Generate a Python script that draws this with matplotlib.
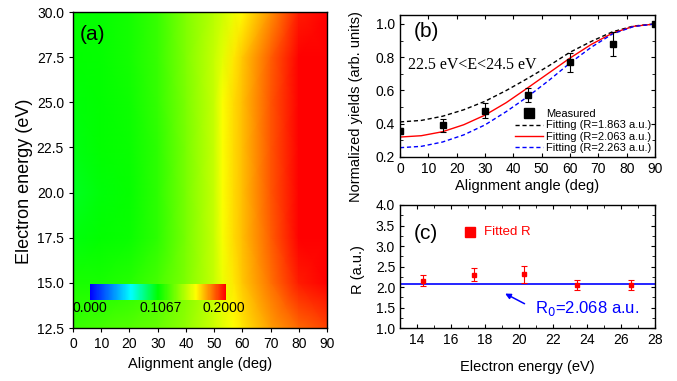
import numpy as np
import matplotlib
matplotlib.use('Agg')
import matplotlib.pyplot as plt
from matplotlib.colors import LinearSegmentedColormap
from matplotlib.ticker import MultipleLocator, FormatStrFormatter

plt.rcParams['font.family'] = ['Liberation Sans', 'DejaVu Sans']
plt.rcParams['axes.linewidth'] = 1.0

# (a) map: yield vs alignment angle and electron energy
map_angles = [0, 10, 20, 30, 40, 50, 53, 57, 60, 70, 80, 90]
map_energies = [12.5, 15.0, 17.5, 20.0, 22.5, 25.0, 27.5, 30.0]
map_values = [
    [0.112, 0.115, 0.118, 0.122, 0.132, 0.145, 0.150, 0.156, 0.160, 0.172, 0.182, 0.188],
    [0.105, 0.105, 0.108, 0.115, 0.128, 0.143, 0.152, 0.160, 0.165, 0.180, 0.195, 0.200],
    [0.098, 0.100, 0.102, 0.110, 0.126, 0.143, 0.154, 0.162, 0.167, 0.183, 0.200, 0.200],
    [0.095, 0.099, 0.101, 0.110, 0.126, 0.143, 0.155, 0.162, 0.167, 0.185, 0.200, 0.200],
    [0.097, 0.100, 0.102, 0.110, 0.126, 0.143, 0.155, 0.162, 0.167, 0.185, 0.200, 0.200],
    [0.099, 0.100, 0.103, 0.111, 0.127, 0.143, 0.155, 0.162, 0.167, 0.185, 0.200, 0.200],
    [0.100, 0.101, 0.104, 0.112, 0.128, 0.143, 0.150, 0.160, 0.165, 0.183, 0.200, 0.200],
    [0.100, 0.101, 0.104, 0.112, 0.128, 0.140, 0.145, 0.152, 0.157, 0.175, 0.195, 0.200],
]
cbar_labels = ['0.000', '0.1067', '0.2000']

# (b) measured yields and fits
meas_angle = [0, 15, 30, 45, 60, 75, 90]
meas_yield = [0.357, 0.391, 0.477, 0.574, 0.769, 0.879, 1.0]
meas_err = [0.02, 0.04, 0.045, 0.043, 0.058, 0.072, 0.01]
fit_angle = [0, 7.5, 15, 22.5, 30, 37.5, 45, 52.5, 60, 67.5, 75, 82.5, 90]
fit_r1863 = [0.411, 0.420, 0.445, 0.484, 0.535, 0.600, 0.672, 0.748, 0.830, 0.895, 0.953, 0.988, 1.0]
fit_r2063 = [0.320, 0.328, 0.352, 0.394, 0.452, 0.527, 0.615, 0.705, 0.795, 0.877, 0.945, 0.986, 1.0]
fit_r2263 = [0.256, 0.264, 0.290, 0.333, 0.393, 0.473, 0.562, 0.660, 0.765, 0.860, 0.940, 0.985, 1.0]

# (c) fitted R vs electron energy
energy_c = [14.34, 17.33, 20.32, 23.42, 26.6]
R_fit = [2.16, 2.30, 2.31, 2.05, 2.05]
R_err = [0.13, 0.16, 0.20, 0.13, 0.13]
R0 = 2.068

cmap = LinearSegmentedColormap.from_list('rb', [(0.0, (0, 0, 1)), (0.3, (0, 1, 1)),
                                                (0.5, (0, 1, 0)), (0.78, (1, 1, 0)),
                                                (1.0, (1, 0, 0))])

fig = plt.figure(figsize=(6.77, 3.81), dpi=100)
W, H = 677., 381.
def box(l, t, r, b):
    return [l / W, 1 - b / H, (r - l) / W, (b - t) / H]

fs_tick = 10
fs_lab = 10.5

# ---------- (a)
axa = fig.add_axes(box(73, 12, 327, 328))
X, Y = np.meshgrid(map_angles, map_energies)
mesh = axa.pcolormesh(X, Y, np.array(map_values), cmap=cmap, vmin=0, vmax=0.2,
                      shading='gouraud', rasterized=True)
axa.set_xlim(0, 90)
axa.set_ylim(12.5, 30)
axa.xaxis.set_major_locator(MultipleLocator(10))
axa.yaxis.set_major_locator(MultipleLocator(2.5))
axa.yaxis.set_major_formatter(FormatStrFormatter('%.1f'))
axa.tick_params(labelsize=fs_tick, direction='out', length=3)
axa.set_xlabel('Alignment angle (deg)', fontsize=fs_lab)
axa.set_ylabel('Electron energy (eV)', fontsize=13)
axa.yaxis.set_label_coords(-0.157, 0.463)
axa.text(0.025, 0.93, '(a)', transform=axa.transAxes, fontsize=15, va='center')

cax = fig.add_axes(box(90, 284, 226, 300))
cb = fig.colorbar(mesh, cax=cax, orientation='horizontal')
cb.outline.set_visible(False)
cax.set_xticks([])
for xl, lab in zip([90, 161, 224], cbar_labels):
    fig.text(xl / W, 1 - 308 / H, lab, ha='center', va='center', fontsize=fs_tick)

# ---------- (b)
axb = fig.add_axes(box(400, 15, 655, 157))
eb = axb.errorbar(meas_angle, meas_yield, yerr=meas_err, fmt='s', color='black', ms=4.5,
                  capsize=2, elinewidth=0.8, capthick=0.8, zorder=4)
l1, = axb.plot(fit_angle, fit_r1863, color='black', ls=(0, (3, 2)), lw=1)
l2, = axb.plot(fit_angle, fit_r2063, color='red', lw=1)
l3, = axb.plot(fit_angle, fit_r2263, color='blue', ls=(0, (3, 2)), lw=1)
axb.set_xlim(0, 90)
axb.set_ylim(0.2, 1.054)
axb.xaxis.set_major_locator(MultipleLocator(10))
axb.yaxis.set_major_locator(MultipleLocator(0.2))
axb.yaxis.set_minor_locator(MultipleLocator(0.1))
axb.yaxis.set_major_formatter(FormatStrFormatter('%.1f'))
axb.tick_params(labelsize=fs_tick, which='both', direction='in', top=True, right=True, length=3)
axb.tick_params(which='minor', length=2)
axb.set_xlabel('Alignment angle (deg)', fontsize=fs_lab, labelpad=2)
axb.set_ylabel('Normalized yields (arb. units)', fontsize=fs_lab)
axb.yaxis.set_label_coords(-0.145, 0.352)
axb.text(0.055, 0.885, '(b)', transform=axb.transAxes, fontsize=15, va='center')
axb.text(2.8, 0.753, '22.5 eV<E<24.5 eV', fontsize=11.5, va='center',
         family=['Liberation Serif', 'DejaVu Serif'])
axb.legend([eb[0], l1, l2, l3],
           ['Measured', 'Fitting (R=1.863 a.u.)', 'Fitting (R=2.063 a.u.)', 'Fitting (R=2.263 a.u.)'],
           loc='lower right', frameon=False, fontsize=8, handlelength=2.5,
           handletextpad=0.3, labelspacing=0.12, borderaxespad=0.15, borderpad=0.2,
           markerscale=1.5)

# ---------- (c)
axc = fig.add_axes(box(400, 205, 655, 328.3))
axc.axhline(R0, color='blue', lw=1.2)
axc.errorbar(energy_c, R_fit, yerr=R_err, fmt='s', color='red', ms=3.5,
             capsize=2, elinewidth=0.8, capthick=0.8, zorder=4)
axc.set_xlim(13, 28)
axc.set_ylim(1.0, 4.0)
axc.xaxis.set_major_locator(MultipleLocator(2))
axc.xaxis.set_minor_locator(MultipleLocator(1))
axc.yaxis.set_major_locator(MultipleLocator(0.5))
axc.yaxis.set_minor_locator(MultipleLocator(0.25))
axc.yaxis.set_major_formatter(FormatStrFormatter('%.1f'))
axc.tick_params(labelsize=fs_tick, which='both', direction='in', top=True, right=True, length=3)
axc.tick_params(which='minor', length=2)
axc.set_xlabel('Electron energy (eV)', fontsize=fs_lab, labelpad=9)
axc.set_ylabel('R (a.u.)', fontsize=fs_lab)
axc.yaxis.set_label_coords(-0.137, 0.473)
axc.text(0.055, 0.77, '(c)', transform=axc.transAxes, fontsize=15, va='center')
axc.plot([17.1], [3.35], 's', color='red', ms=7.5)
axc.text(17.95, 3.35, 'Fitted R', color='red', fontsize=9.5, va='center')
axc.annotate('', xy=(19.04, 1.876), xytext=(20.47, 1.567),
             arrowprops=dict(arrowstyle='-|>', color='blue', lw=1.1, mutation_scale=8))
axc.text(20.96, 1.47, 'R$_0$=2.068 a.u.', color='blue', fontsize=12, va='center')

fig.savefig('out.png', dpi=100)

■ SET TASK: Pictures are excluded: retype only the lines from the beginning of the listing above through the line with "plt.rcParams['axes.linewidth'] = 1.0", both included.

■ REPLY:
Generate a Python script that draws this with matplotlib.
import numpy as np
import matplotlib
matplotlib.use('Agg')
import matplotlib.pyplot as plt
from matplotlib.colors import LinearSegmentedColormap
from matplotlib.ticker import MultipleLocator, FormatStrFormatter

plt.rcParams['font.family'] = ['Liberation Sans', 'DejaVu Sans']
plt.rcParams['axes.linewidth'] = 1.0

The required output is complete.